Er musste in jeder seiner Partien jeweils mindestens einmal in die Verlängerung - zehn Mal stand es 5:5, davon ging es sieben Mal in Tie-Breaks. Fünf Mal gewann er, fünf Mal gab er den Satz ab - gegen Tommy Paul (USA) in der dritten Runde hieß es nach vier Sätzen zum Beispiel: 7:6, 6:7, 7:6, 5:7. Jetzt aber das, was Ruud so stark macht und ihn vor den US Open bis auf Platz vier der Weltrangliste geführt hat: Die restlichen 13 Durchgänge gewann er jeweils deutlich, den fünften gegen Paul: 6:0.

Es gab im kompletten Turnier bislang keinen einzigen Durchgang, über den man hätte sagen können: Okay, den hat Ruud nun deutlich und verdient verloren. "Ich habe in diesem Jahr bei den French Open begriffen, was es wirklich bedeutet, Best-of-5-Partien zu spielen", sagt Ruud, der in Paris erst im Finale gegen Rafael Nadal verlor - das aber deutlich, 3:6, 3:6, 0:6: "Man muss einsehen, dass ein Satz weg sein kann, auch wenn es knapp ist; dass danach aber noch genügend Zeit ist, es zu korrigieren. Darauf sollte man seine Energie verwenden und nicht mit Gedanken an das, was gewesen ist oder hätte sein können."

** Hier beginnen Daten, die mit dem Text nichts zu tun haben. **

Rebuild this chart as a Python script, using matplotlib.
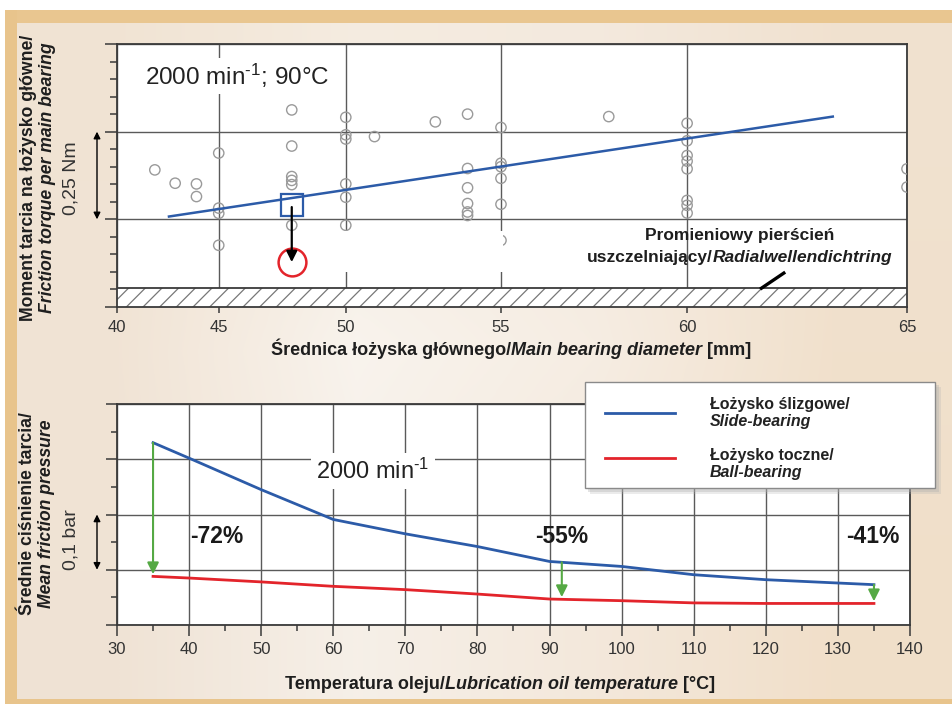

Das heißt bei diesen US Open: Kann sein, dass einem Corentin Moutet (Frankreich) ein Sätzchen im Tie-Break abnimmt; aber was bedeutet das schon, wenn man selbst die restlichen 6:1, 6:2 und 6:2 für sich entscheidet? Oder Tim van Rijthoven in der zweiten Runde den ersten Satz gewinnt, auch im Tie-Break, dann aber 4:6, 4:6, 4:6 verliert? Der Sieger war jeweils, verdient und letztlich ohne Gefahr: Casper Ruud.

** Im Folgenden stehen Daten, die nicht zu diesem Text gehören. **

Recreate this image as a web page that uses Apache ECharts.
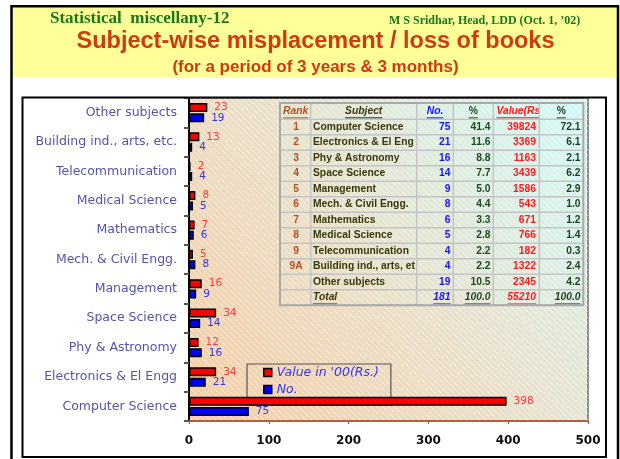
<!DOCTYPE html>
<html><head><meta charset="utf-8">
<script src="https://cdn.jsdelivr.net/npm/echarts@6/dist/echarts.min.js"></script>
<style>html,body{margin:0;padding:0;background:#fff}#c{width:620px;height:459px}</style>
</head><body><div id="c"></div>
<script>
// ---------- chart data (bottom to top on the category axis) ----------
const categories = ['Computer Science','Electronics & El Engg','Phy & Astronomy','Space Science','Management','Mech. & Civil Engg.','Mathematics','Medical Science','Telecommunication','Building ind., arts, etc.','Other subjects'];
const valueHundreds = [398,34,12,34,16,5,7,8,2,13,23];
const numbers = [75,21,16,14,9,8,6,5,4,4,19];
const seriesNames = ["Value in '00(Rs.)", 'No.'];
const xMin = 0, xMax = 500, xStep = 100;

// ---------- table data ----------
const tableHeaders = ['Rank','Subject','No.','%','Value(Rs.)','%'];
const tableRanks = ['1','2','3','4','5','6','7','8','9','9A','',''];
const tableSubjects = ['Computer Science','Electronics & El Engg','Phy & Astronomy','Space Science','Management','Mech. & Civil Engg.','Mathematics','Medical Science','Telecommunication','Building ind., arts, etc.','Other subjects','Total'];
const tableNo = ['75','21','16','14','9','8','6','5','4','4','19','181'];
const tablePct = ['41.4','11.6','8.8','7.7','5.0','4.4','3.3','2.8','2.2','2.2','10.5','100.0'];
const tableValue = ['39824','3369','1163','3439','1586','543','671','766','182','1322','2345','55210'];
const tableValPct = ['72.1','6.1','2.1','6.2','2.9','1.0','1.2','1.4','0.3','2.4','4.2','100.0'];

// ---------- header texts ----------
const headLeft = 'Statistical  miscellany-12';
const headRight = 'M S Sridhar, Head, LDD (Oct. 1, \u201902)';
const titleText = 'Subject-wise misplacement / loss of books';
const subtitleText = '(for a period of 3 years & 3 months)';

// ---------- helpers ----------
const mctx = document.createElement('canvas').getContext('2d');
function tw(t, font){ mctx.font = font; return mctx.measureText(t).width; }
function fit(t, font, w){ let s = t; while (s.length > 1 && tw(s, font) > w) s = s.slice(0, -1); return s; }

// hatch pattern
const pc = document.createElement('canvas'); pc.width = 6; pc.height = 6;
const pctx = pc.getContext('2d');
pctx.strokeStyle = 'rgba(255,255,255,0.55)'; pctx.lineWidth = 1;
pctx.beginPath();
pctx.moveTo(-1,-1); pctx.lineTo(7,7);
pctx.moveTo(-4,2); pctx.lineTo(4,10);
pctx.moveTo(2,-4); pctx.lineTo(10,4);
pctx.stroke();

const chart = echarts.init(document.getElementById('c'), null, {renderer:'canvas'});

// ---------- table graphics ----------
const TF = '"Liberation Sans", Arial, sans-serif';
const cols = [280,310.7,416.7,453.3,493.3,539.3,583.3];
const tTop = 103, headH = 16.3, rowH = 15.5;
const nRows = tableSubjects.length;
const tBottom = tTop + headH + rowH*nRows;
const table = [];
table.push({type:'rect', z:5, silent:true, shape:{x:cols[0], y:tTop, width:cols[6]-cols[0], height:tBottom-tTop},
  style:{fill:{type:'linear', x:0, y:1, x2:1, y2:0, colorStops:[{offset:0, color:'rgba(240,225,200,0.25)'},{offset:1, color:'rgba(210,255,255,0.5)'}]}}});
for (let i = 0; i <= nRows; i++) {
  const y = tTop + headH + rowH*i;
  table.push({type:'line', z:9, silent:true, shape:{x1:cols[0], y1:y, x2:cols[6], y2:y}, style:{stroke:'#c4c4c4', lineWidth:1.5}});
}
for (let c = 1; c < 6; c++) {
  table.push({type:'line', z:9, silent:true, shape:{x1:cols[c], y1:tTop, x2:cols[c], y2:tBottom}, style:{stroke:'#c4c4c4', lineWidth:1.5}});
}
table.push({type:'rect', z:9, silent:true, shape:{x:cols[0], y:tTop, width:cols[6]-cols[0], height:tBottom-tTop}, style:{fill:'none', stroke:'#a9a9a9', lineWidth:2}});

const colColors = ['#b2521f','#38380e','#1414ff','#1c4a1c','#ff1a1a','#1c3c1c'];
function addText(txt, x, y, align, color, italic, underline, clipW) {
  const font = (italic ? 'italic ' : '') + 'bold 10.3px ' + TF;
  const shown = clipW ? fit(txt, font, clipW) : txt;
  const st = {text:shown, font:font, fill:color, align:align, textAlign:align, verticalAlign:'middle', textVerticalAlign:'middle'};
  table.push({type:'text', z:8, silent:true, x:x, y:y, style:st});
  if (underline) {
    let w = tw(shown, font);
    let x1 = align === 'left' ? x : align === 'right' ? x - w : x - w/2;
    table.push({type:'line', z:8, silent:true, shape:{x1:x1, y1:y+6.5, x2:x1+w, y2:y+6.5}, style:{stroke:color, lineWidth:1.2}});
  }
}
// header
const hy = tTop + headH/2 + 0.3;
addText(tableHeaders[0], 283, hy, 'left', colColors[0], true, true);
addText(tableHeaders[1], (cols[1]+cols[2])/2, hy, 'center', colColors[1], true, true);
addText(tableHeaders[2], (cols[2]+cols[3])/2, hy, 'center', colColors[2], true, true);
addText(tableHeaders[3], (cols[3]+cols[4])/2, hy, 'center', colColors[3], false, true);
addText(tableHeaders[4], 496.5, hy, 'left', colColors[4], true, true, 44.5);
addText(tableHeaders[5], (cols[5]+cols[6])/2, hy, 'center', colColors[5], false, true);
for (let r = 0; r < nRows; r++) {
  const y = tTop + headH + rowH*r + rowH/2;
  const tot = r === nRows - 1;
  addText(tableRanks[r], 296, y, 'center', colColors[0], false, false);
  addText(tableSubjects[r], 313, y, 'left', colColors[1], tot, tot, 106.5);
  addText(tableNo[r], 450.5, y, 'right', colColors[2], tot, tot);
  addText(tablePct[r], 490.5, y, 'right', colColors[3], tot, tot);
  addText(tableValue[r], 536, y, 'right', colColors[4], tot, tot);
  addText(tableValPct[r], 580.5, y, 'right', colColors[5], tot, tot);
}

// ---------- frame & header graphics ----------
const frame = [
  {type:'rect', z:0, silent:true, shape:{x:12.5, y:7.5, width:604.5, height:69.5}, style:{fill:'#ffff99'}},
  {type:'rect', z:60, silent:true, shape:{x:11.5, y:6.2, width:606.5, height:470}, style:{fill:'none', stroke:'#000', lineWidth:2.5}},
  {type:'rect', z:60, silent:true, shape:{x:22.5, y:97.5, width:583.5, height:359.5}, style:{fill:'none', stroke:'#000', lineWidth:2}},
  {type:'rect', z:0.5, silent:true, shape:{x:190, y:98, width:398, height:322}, style:{fill:{image:pc, repeat:'repeat'}}},
  {type:'text', z:10, silent:true, x:50, y:18.8, style:{text:headLeft, font:'bold 17px "Liberation Serif", "Times New Roman", serif', fill:'#1a781a', verticalAlign:'middle', textVerticalAlign:'middle'}},
  {type:'text', z:10, silent:true, x:389, y:20.5, style:{text:headRight, font:'bold 12px "Liberation Serif", "Times New Roman", serif', fill:'#1a781a', verticalAlign:'middle', textVerticalAlign:'middle'}},
  {type:'text', z:10, silent:true, x:315.5, y:41.5, style:{text:titleText, font:'bold 23.5px "Liberation Sans", Arial, sans-serif', fill:'#cf3a12', align:'center', textAlign:'center', verticalAlign:'middle', textVerticalAlign:'middle'}},
  {type:'text', z:10, silent:true, x:315.5, y:67.5, style:{text:subtitleText, font:'bold 17px "Liberation Sans", Arial, sans-serif', fill:'#cf3a12', align:'center', textAlign:'center', verticalAlign:'middle', textVerticalAlign:'middle'}}
];

const option = {
  animation: false,
  grid: {
    left:189, top:98, right:32, bottom:38, show:true,
    backgroundColor: {type:'linear', x:0, y:1, x2:1, y2:0, colorStops:[
      {offset:0, color:'#facd9f'}, {offset:0.5, color:'#ebe0c8'}, {offset:1, color:'#d4f6f2'}]},
    borderColor:'#8e8e8e', borderWidth:2
  },
  legend: {
    data: seriesNames, orient:'vertical', left:247, top:364, z:1,
    icon:'rect', itemWidth:8, itemHeight:8, itemGap:4,
    padding:[2,12,9,16], borderColor:'#555', borderWidth:1.2,
    itemStyle:{borderColor:'#000', borderWidth:1.5},
    textStyle:{color:'#3535ee', fontStyle:'italic', fontSize:12.5, fontFamily:'DejaVu Sans', lineHeight:13}
  },
  xAxis: {
    type:'value', min:xMin, max:xMax, interval:xStep,
    axisLine:{show:true, lineStyle:{color:'#c0502a', width:1.5}},
    axisTick:{show:true, length:3, lineStyle:{color:'#c0502a', width:1.2}},
    splitLine:{show:false},
    axisLabel:{color:'#111', fontWeight:'bold', fontSize:12, fontFamily:'DejaVu Sans', margin:14}
  },
  yAxis: {
    type:'category', data:categories,
    axisLine:{show:true, lineStyle:{color:'#000', width:2}},
    axisTick:{show:true, length:5, lineStyle:{color:'#555', width:2}},
    axisLabel:{color:'#5454ad', fontSize:12.5, fontFamily:'DejaVu Sans', margin:12}
  },
  series: [
    {name:seriesNames[0], type:'bar', z:2, data:valueHundreds, barWidth:9, barGap:'15%',
     itemStyle:{color:'#ff0000', borderColor:'#000', borderWidth:1.5},
     label:{show:true, position:'right', distance:7, color:'#ff3a3a', fontSize:10.5, fontFamily:'DejaVu Sans'}},
    {name:seriesNames[1], type:'bar', z:2, data:numbers, barWidth:9, barGap:'15%',
     itemStyle:{color:'#0000ff', borderColor:'#000', borderWidth:1.5},
     label:{show:true, position:'right', distance:7, color:'#3434e6', fontSize:10.5, fontFamily:'DejaVu Sans'}}
  ],
  graphic: frame.concat(table)
};
chart.setOption(option);
</script>
</body></html>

Der Norweger hat eine unfassbare Gelassenheit entwickelt: mit Spielständen, mit dem Belag in New York, der nun wirklich nicht sein liebster ist (er bevorzugt Sand); mit den Bällen bei den US Open, über die sein Vater Christian, einst selbst Tennisprofi, sagt: "In der Hitze springen sie flacher und schneller ab; das macht es schwer, sie rechtzeitig zu treffen, auch wenn man das im Fernsehen kaum sieht. Andererseits lässt die Hitze die Plätze ein bisschen langsamer werden, das kommt Casper ein wenig entgegen."

So sehen sie das im Hause Ruud. Und mit dieser gelassenen Einstellung geht Casper auch ins Finale am Sonntag: immer cool bleiben, mit allem umgehen - mit dem Gegner Carlos Alcaraz, der zweite, grandiose Halbfinale gegen den Amerikaner Frances Tiafoe auf gewohnt dramatische Art gewann (6:7, 6:3, 6:1, 6:7, 6:3); und mit der Tatsache, dass es auch darum gehen wird, wer am nächsten Tag als Nummer eins der Weltrangliste aufwacht.